_TASK TO COMPLETE_: Include the line with "from matplotlib.lines import Line2D" and every line before it in the entries below, echoed exactly, but not the pictures.

Extracted data entries:
^^^^

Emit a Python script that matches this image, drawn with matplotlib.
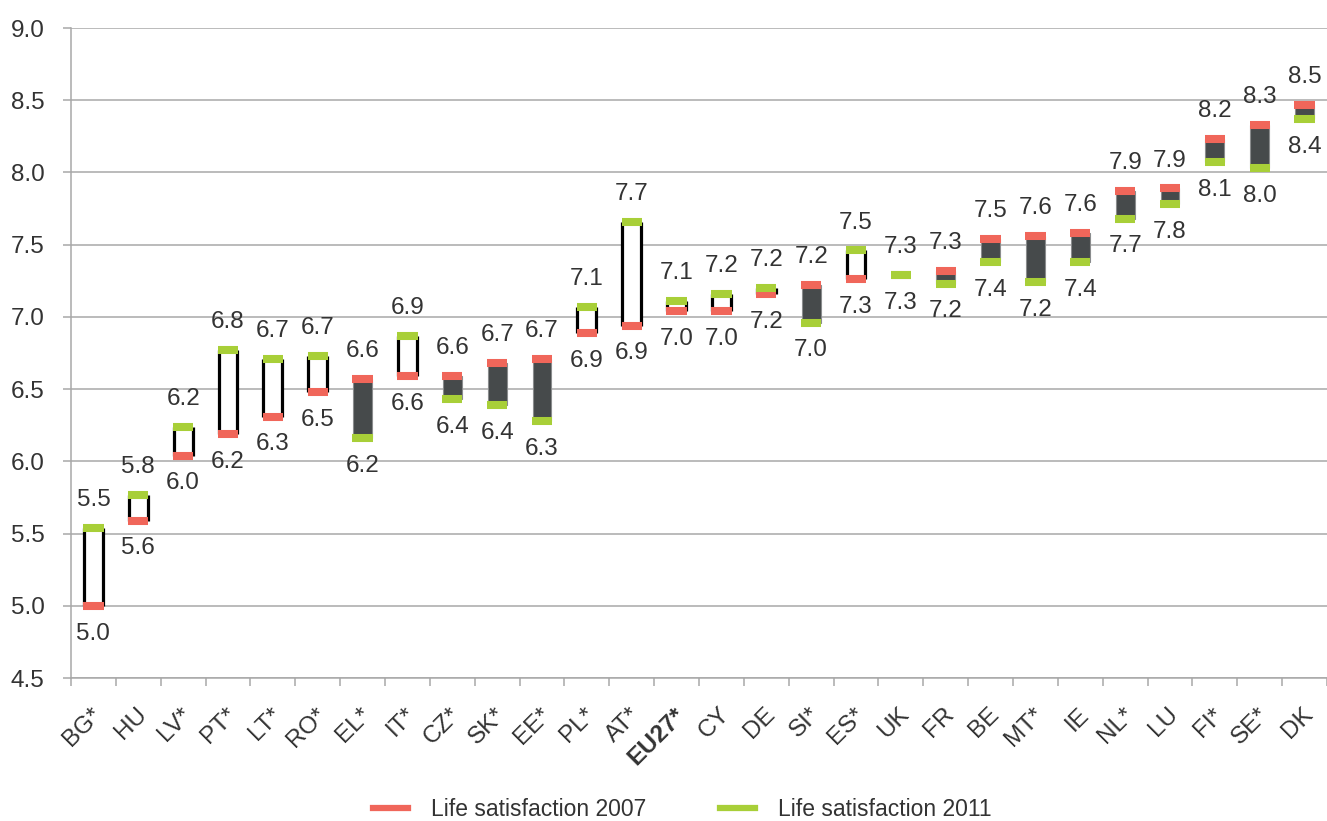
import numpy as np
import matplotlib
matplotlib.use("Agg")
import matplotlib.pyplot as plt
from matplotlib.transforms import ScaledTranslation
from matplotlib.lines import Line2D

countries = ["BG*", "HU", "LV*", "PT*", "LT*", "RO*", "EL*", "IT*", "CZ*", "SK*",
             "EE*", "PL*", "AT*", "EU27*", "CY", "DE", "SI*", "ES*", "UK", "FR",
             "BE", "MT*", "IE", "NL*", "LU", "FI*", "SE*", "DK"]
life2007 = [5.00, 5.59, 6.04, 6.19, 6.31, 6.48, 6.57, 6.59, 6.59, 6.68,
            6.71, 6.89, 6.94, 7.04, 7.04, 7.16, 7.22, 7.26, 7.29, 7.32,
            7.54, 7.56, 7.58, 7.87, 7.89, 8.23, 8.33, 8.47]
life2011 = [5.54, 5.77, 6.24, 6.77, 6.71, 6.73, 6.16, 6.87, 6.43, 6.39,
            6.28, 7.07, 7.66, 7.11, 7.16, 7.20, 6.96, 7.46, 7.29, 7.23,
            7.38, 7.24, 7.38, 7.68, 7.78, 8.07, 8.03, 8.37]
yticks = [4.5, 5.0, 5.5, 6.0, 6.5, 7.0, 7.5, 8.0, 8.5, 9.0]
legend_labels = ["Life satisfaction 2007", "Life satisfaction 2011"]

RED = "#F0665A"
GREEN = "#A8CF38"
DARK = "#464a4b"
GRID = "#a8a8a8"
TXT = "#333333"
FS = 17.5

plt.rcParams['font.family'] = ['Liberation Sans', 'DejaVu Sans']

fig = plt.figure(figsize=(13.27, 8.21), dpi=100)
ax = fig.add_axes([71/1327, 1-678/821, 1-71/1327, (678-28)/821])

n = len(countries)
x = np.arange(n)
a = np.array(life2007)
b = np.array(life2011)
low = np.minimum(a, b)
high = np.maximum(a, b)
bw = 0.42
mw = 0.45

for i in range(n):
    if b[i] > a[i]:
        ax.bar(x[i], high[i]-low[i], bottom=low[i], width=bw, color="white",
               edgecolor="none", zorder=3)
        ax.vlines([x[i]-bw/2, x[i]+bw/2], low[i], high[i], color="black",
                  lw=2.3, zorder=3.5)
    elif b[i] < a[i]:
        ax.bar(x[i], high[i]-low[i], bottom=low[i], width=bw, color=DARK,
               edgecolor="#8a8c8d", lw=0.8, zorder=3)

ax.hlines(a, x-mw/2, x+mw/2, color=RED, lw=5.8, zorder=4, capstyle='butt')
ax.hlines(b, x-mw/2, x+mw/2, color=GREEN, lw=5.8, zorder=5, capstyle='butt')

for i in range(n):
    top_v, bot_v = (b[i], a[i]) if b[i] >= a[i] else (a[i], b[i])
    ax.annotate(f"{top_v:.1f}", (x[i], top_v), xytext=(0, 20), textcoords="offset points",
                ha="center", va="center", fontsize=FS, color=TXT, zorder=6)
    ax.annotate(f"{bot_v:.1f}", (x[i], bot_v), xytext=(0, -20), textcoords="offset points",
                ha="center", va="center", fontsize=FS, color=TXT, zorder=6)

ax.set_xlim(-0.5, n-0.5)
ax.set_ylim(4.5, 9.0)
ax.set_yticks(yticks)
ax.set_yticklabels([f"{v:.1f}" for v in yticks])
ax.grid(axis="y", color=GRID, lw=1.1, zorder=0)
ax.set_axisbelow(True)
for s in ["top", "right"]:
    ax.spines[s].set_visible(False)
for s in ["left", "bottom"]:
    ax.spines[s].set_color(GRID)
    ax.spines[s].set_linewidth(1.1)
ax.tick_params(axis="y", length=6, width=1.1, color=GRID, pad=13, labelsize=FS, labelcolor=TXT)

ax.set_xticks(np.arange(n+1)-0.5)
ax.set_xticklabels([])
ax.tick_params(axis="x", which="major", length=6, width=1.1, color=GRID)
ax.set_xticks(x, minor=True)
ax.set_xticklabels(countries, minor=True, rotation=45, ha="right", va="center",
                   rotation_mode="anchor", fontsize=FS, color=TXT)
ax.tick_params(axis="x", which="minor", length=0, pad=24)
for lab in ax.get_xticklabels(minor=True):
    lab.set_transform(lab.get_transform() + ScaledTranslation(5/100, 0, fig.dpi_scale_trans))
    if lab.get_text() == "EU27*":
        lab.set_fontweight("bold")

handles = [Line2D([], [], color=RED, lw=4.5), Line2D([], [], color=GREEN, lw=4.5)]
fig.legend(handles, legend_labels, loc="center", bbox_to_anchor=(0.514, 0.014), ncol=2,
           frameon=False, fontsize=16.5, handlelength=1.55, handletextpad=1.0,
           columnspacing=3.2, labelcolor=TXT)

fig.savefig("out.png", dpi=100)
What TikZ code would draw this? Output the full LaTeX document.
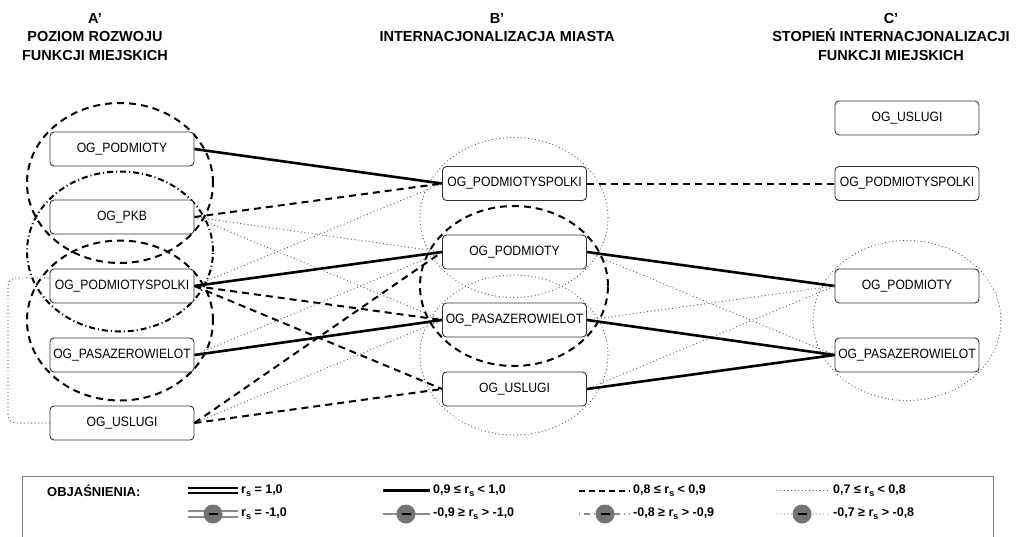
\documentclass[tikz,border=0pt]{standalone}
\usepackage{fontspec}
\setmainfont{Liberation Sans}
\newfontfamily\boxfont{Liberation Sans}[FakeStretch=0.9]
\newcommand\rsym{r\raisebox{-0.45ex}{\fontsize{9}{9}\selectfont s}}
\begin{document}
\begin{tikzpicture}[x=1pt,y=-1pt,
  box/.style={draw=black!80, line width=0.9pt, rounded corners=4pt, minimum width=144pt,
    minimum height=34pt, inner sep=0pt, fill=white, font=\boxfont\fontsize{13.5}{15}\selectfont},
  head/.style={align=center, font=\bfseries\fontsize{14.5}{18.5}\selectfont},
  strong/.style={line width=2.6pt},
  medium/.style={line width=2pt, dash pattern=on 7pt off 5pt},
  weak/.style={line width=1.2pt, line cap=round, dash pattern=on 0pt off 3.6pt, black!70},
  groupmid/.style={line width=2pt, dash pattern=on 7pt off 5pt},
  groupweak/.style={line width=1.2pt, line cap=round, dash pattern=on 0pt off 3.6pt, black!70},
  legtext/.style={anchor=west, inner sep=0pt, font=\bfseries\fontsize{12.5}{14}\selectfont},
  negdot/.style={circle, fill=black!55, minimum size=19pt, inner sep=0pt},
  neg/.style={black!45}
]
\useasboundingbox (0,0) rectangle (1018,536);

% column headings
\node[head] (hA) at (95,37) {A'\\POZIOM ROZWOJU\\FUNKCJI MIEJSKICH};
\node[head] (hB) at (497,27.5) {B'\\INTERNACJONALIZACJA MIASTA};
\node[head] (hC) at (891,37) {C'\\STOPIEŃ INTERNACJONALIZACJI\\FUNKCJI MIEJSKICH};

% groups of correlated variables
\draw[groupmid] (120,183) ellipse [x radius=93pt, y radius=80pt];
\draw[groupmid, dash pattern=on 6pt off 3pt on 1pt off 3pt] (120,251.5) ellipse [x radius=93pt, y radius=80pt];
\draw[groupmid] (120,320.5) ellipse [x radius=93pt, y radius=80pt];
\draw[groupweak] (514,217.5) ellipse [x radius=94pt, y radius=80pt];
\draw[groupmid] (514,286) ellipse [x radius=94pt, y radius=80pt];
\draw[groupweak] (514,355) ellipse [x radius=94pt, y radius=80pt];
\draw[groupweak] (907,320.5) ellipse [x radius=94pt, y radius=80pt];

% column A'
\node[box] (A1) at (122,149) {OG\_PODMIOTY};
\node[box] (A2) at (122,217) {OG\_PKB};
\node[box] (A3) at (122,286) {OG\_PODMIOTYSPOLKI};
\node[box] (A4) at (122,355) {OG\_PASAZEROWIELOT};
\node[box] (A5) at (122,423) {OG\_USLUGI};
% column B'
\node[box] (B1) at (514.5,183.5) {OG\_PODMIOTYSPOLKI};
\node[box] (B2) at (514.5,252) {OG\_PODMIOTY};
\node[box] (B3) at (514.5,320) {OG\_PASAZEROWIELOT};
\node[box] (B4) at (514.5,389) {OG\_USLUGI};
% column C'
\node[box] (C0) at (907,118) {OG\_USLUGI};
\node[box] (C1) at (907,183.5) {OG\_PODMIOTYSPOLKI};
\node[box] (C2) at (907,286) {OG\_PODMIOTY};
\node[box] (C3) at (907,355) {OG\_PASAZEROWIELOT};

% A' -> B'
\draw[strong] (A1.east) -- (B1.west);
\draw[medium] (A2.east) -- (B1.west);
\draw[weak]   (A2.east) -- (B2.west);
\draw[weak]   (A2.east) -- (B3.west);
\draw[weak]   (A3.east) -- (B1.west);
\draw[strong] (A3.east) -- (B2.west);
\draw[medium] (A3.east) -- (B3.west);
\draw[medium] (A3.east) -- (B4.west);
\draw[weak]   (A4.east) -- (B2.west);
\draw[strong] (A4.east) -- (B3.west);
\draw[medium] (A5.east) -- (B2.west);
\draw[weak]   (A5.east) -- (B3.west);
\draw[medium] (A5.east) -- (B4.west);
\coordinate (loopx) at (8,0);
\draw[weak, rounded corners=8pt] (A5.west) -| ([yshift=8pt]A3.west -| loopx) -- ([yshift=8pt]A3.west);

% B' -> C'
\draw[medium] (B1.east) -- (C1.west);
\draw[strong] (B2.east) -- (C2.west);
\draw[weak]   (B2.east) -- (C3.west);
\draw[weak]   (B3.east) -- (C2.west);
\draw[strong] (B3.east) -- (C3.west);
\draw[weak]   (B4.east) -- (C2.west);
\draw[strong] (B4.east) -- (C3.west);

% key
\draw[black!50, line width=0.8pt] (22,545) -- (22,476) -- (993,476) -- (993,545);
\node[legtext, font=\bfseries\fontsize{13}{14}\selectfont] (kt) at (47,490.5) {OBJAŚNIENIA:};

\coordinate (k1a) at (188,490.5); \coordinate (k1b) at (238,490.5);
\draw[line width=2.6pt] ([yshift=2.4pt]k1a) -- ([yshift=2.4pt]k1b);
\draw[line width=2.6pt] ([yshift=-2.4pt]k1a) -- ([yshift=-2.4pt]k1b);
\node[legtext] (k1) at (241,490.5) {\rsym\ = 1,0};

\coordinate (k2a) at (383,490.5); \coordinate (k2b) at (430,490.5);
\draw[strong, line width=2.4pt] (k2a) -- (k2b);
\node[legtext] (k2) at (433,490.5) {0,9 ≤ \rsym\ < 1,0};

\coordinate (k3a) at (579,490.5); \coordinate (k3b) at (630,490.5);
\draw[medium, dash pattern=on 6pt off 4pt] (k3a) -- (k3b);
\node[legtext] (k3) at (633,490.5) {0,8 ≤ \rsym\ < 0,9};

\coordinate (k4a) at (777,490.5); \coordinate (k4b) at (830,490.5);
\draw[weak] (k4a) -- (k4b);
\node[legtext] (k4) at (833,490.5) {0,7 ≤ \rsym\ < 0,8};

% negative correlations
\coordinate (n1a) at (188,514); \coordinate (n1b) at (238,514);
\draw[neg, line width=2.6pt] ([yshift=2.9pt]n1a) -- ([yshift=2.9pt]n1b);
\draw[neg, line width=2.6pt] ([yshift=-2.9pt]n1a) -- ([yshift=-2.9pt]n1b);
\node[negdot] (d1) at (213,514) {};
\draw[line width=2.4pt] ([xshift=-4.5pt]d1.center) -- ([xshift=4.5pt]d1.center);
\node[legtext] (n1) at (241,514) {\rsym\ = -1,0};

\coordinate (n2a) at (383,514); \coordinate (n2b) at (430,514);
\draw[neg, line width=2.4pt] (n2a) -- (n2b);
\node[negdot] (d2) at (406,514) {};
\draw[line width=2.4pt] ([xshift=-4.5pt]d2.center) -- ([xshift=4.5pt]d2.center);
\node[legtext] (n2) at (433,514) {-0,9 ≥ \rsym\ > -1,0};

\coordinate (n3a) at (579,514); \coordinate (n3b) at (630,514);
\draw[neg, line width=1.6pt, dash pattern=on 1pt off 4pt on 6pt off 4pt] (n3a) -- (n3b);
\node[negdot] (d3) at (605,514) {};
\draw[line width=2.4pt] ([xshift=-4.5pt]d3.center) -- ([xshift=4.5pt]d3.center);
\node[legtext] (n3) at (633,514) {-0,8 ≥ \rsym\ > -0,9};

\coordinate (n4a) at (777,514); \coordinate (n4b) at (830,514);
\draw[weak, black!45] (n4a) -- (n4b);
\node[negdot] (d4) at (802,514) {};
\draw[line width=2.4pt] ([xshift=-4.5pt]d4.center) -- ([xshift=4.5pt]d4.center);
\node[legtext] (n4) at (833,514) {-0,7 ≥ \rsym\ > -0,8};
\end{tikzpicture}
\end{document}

^^^^

_OUTPUT FOR THIS TASK_:
Emit a Python script that matches this image, drawn with matplotlib.
import numpy as np
import matplotlib
matplotlib.use("Agg")
import matplotlib.pyplot as plt
from matplotlib.transforms import ScaledTranslation
from matplotlib.lines import Line2D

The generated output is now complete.